- YOUR TASK
Give the data a second time, exactly and in full.

- RECORDED INFORMATION

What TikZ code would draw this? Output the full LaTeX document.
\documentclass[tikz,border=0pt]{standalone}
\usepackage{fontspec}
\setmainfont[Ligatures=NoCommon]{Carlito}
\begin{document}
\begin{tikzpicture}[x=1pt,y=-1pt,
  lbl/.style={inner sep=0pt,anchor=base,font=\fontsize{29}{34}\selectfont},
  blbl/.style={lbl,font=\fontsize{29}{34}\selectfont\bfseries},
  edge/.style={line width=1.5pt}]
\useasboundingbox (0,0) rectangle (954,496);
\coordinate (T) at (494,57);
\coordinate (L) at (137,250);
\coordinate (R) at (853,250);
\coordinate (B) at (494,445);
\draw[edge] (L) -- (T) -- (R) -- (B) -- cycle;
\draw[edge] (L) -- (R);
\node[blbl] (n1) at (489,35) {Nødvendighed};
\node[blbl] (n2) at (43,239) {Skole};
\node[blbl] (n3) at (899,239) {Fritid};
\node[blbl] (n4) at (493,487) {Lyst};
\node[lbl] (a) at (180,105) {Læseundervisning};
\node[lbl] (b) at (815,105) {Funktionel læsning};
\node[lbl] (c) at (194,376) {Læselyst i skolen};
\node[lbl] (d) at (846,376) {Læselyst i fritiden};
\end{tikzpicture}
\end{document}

- FULL ANSWER
What TikZ code would draw this? Output the full LaTeX document.
\documentclass[tikz,border=0pt]{standalone}
\usepackage{fontspec}
\setmainfont[Ligatures=NoCommon]{Carlito}
\begin{document}
\begin{tikzpicture}[x=1pt,y=-1pt,
  lbl/.style={inner sep=0pt,anchor=base,font=\fontsize{29}{34}\selectfont},
  blbl/.style={lbl,font=\fontsize{29}{34}\selectfont\bfseries},
  edge/.style={line width=1.5pt}]
\useasboundingbox (0,0) rectangle (954,496);
\coordinate (T) at (494,57);
\coordinate (L) at (137,250);
\coordinate (R) at (853,250);
\coordinate (B) at (494,445);
\draw[edge] (L) -- (T) -- (R) -- (B) -- cycle;
\draw[edge] (L) -- (R);
\node[blbl] (n1) at (489,35) {Nødvendighed};
\node[blbl] (n2) at (43,239) {Skole};
\node[blbl] (n3) at (899,239) {Fritid};
\node[blbl] (n4) at (493,487) {Lyst};
\node[lbl] (a) at (180,105) {Læseundervisning};
\node[lbl] (b) at (815,105) {Funktionel læsning};
\node[lbl] (c) at (194,376) {Læselyst i skolen};
\node[lbl] (d) at (846,376) {Læselyst i fritiden};
\end{tikzpicture}
\end{document}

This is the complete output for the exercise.